L’étude des catégories et des classements est une approche fondatrice de la sociologie, qui s’inscrit notamment dans la filiation durkheimienne (les catégories et les classements comme institutions). Elle revient sur des catégories naturalisées en interrogeant les conditions de leur invention et de leur institutionnalisation d’une part, en réfléchissant d’autre part au travail de représentation cognitive (savante ou profane) et politique et à ses effets d’institution des groupes sociaux et des problèmes sociaux. Il y a donc un parti pris théorique, largement partagé, dans cette façon d’aborder un certain nombre de « problèmes » ou de « questions » sociales comme n’allant pas de soi. Le titre des deux programmes (« Professionnalisation » ; « Expertise et réforme ») correspond ainsi à des catégories que les recherches interrogent.

Premièrement, on se propose d’étudier les rapports entre le moment de l’observation de la société, celui de la construction des catégories de classement et d’analyse, celui enfin de l’administration du social. Il s’agit d’être sensible aux catégories de classement et d’analyse présents dans nos champs de recherche, qu’ils soient savants (universités, linguistique, psychologie, etc.), experts (lobbyistes, spécialistes professionnels) ou profanes (savoirs indigènes ou savoirs savants interprétés ou réappropriés selon la logique indigène).
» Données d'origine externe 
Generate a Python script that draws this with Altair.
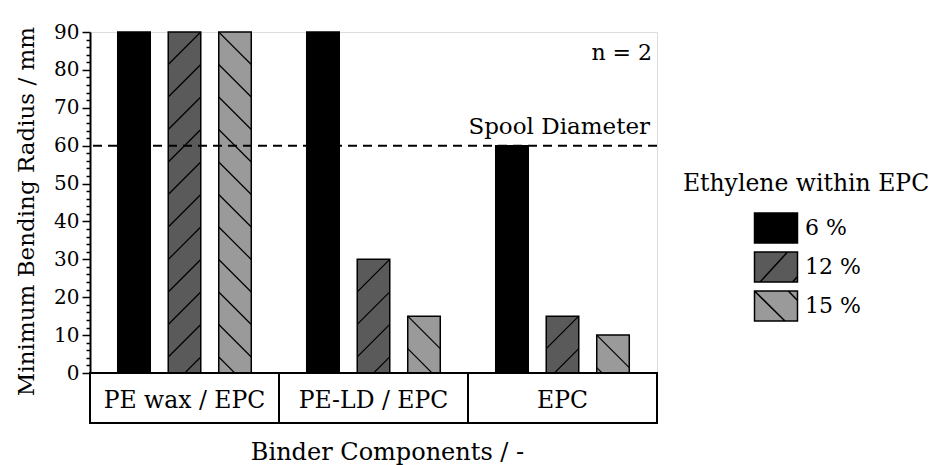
import altair as alt
import pandas as pd

# ---- data ----
categories = ["PE wax / EPC", "PE-LD / EPC", "EPC"]
series = ["6 %", "12 %", "15 %"]
values_6 = [90, 90, 60]
values_12 = [90, 30, 15]
values_15 = [90, 15, 10]
y_ticks = list(range(0, 91, 2))
spool_value = [60]
spool_label = ["Spool Diameter"]
n_label = ["n = 2"]
legend_title = "Ethylene within EPC"

fill_colors = ["#000000", "#5a5a5a", "#9a9a9a"]
legend_paths = [
    "M-1.433,-1H1.433V1H-1.433Z",
    "M-1.433,-1H1.433V1H-1.433Z M-1.06,1L0.77,-1 M1.1,1L1.433,0.64",
    "M-1.433,-1H1.433V1H-1.433Z M-1.433,-1L0.6,1 M0.82,-1L1.433,-0.36",
]

rows = []
for s, vals in zip(series, [values_6, values_12, values_15]):
    for c, v in zip(categories, vals):
        rows.append({"cat": c, "series": s, "value": v})
df = pd.DataFrame(rows)
cat_df = pd.DataFrame({"cat": categories})
spool_df = pd.DataFrame({"y": spool_value, "t": spool_label})
n_df = pd.DataFrame({"t": n_label})

FONT = "DejaVu Serif"
W, H = 567, 341
HATCH = 8.578  # one hatch segment's vertical span in data units (bar width in px)

x_axis = alt.Axis(labels=False, ticks=False, domain=False, grid=False,
                  title="Binder Components / -", titleFont=FONT, titleFontSize=24,
                  titleFontWeight="normal", titleColor="black",
                  titleX=297, titleY=86, titleBaseline="alphabetic")
x_scale = alt.Scale(domain=categories, paddingInner=0, paddingOuter=0)
off_scale = alt.Scale(domain=series, paddingInner=0.356, paddingOuter=0.549)
y_scale = alt.Scale(domain=[0, 90], nice=False, zero=True)
y_axis = alt.Axis(values=y_ticks, grid=False,
                  labelExpr="datum.value % 10 === 0 ? datum.label : ''",
                  tickSize={"condition": {"test": "datum.value % 10 === 0", "value": 8}, "value": 4},
                  tickColor="black", tickWidth=1.5, domainColor="black", domainWidth=2,
                  labelFont=FONT, labelFontSize=20, labelColor="black", labelPadding=3,
                  title="Minimum Bending Radius / mm", titleFont=FONT, titleFontSize=23,
                  titleFontWeight="normal", titleColor="black",
                  titleX=-57, titleY=179, titleBaseline="alphabetic")

legend = alt.Legend(title=legend_title, orient="none", legendX=593, legendY=140,
                    titleFont=FONT, titleFontSize=23.5, titleFontWeight="normal",
                    titleColor="black", titlePadding=16.5, titleAnchor="middle", titleLimit=500,
                    labelFont=FONT, labelFontSize=22, labelColor="black", labelOffset=13,
                    symbolSize=900, symbolStrokeWidth=1.5, symbolStrokeColor="black",
                    symbolOffset=9, rowPadding=3, padding=0)
fill_enc = alt.Fill("series:N", scale=alt.Scale(domain=series, range=fill_colors), legend=legend)


def X():
    return alt.X("cat:N", scale=x_scale, axis=x_axis)


def Y(field):
    return alt.Y(field, scale=y_scale, axis=y_axis)


base = alt.Chart(df)

bars = base.mark_bar(stroke="black", strokeWidth=1.5).encode(
    x=X(), xOffset=alt.XOffset("series:N", scale=off_scale), y=Y("value:Q"), fill=fill_enc
)

legend_shapes = base.transform_filter("false").mark_point(filled=True, opacity=1).encode(
    x=X(), xOffset=alt.XOffset("series:N", scale=off_scale), y=Y("value:Q"), fill=fill_enc,
    shape=alt.Shape("series:N", scale=alt.Scale(domain=series, range=legend_paths), legend=legend),
)


def hatch(sname, path):
    return (
        base.transform_filter(alt.datum.series == sname)
        .transform_calculate(k=f"sequence(0, ceil(datum.value / {HATCH}))")
        .transform_flatten(["k"])
        .transform_calculate(yc=f"datum.value - (datum.k + 0.5) * {HATCH}")
        .mark_point(shape=path, size=1056, color="black", filled=False, strokeWidth=1.2,
                    opacity=1, clip=True)
        .encode(x=X(), xOffset=alt.XOffset("series:N", scale=off_scale), y=Y("yc:Q"))
    )


hatch12 = hatch("12 %", "M-1,1L1,-1")
hatch15 = hatch("15 %", "M-1,-1L1,1")

spool_line = alt.Chart(spool_df).mark_rule(color="black", strokeWidth=2, strokeDash=[9, 6]).encode(
    y=Y("y:Q")
)
spool_text = alt.Chart(spool_df).mark_text(
    align="right", baseline="alphabetic", dy=-12, font=FONT, fontSize=23, color="black"
).encode(x=alt.value(560), y=Y("y:Q"), text="t:N")

n_text = alt.Chart(n_df).mark_text(
    align="right", baseline="alphabetic", font=FONT, fontSize=22, color="black"
).encode(x=alt.value(562), y=alt.value(28), text="t:N")

cat_box = alt.Chart(cat_df).mark_rect(fill="white", stroke="black", strokeWidth=2, clip=False).encode(
    x=X(), y=alt.value(H), y2=alt.value(H + 50)
)
cat_text = alt.Chart(cat_df).mark_text(
    baseline="alphabetic", font=FONT, fontSize=23.5, color="black"
).encode(x=X(), y=alt.value(H + 35), text="cat:N")

chart = (
    alt.layer(bars, legend_shapes, hatch12, hatch15, spool_line, spool_text, n_text, cat_box, cat_text)
    .properties(width=W, height=H, autosize="none",
                padding={"left": 90, "top": 32, "right": 936 - 90 - W, "bottom": 465 - 32 - H})
    .configure_view(stroke="black", strokeWidth=2)
    .configure(background="white")
)

chart.save("out.html", embed_options={"renderer": "svg", "actions": False})
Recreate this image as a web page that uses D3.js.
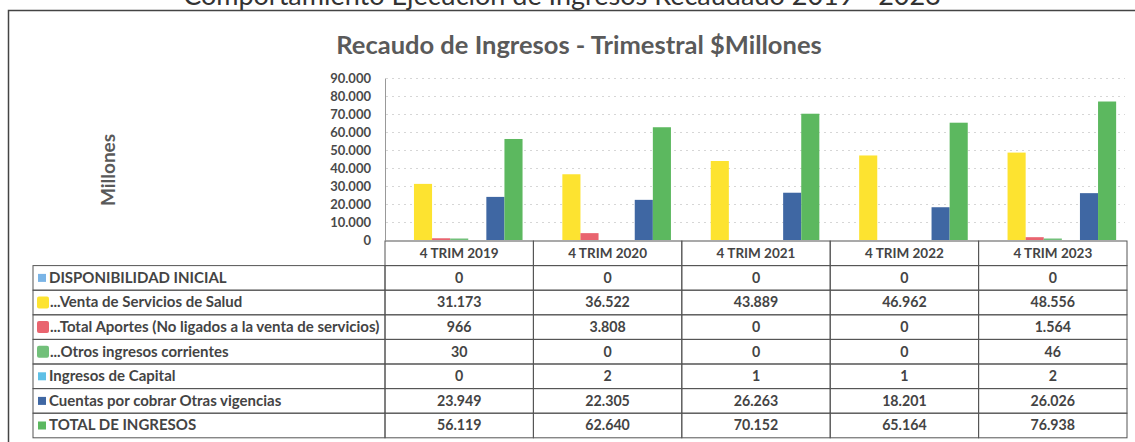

Objectiver les univers que nous étudions, c’est faire une histoire de leurs savants, experts, hagiographes, théoriciens, etc. qui soit aussi celle de leurs trajectoires sociales, des champs qu’ils constituent, des réseaux dans lesquels ils sont insérés, qui, même dans les univers les plus savants, débordent largement l’univers académique. En construisant leurs objets, leurs concepts, leurs méthodes, ils énoncent des « problèmes sociaux » et, en posant les questions, donnent aussi les réponses. Enjeux internes aux champs disciplinaires et enjeux de société se nouent dans les rapports entre acteurs comme dans les méthodologies et les propositions scientifiques.

Deuxièmement, les groupes sociaux identifiés à une profession, à un métier, à un statut contribuent à façonner des hiérarchisations du travail ; ils y imposent des formes de domination socio-économiques ou symboliques, qui génèrent des résistances plus ou moins fortes tant de la part des pouvoirs publics que de celle de groupes concurrents. Au-delà des formes institutionnelles de représentations en corps (par exemple : en syndicats, en associations, en groupements d’intérêts, en chambres consulaires, etc.), ils cherchent à exister socialement — ou plus exactement à se rendre visibles socialement —, par un discours sur eux-mêmes, et, plus encore sans doute, par un discours sur les autres (les administrés, les groupes concurrents, les destinataires de la réforme, etc.). On peut alors prendre pour objet plusieurs types de savoirs produits par et autour des univers étudiés : un savoir « endogène » ou indigène, réfractaire à l’objectivation, qui accomplit des fonctions d’établissement du groupe ; un savoir « savant », qui contribue en partie à construire socialement le réel. Les réformateurs peuvent s’appuyer sur ces deux types de savoir et/ou élaborer eux-mêmes des instruments d’observation et des catégories de classement tout en fournissant un langage et des outils qui permettent de concevoir des politiques publiques.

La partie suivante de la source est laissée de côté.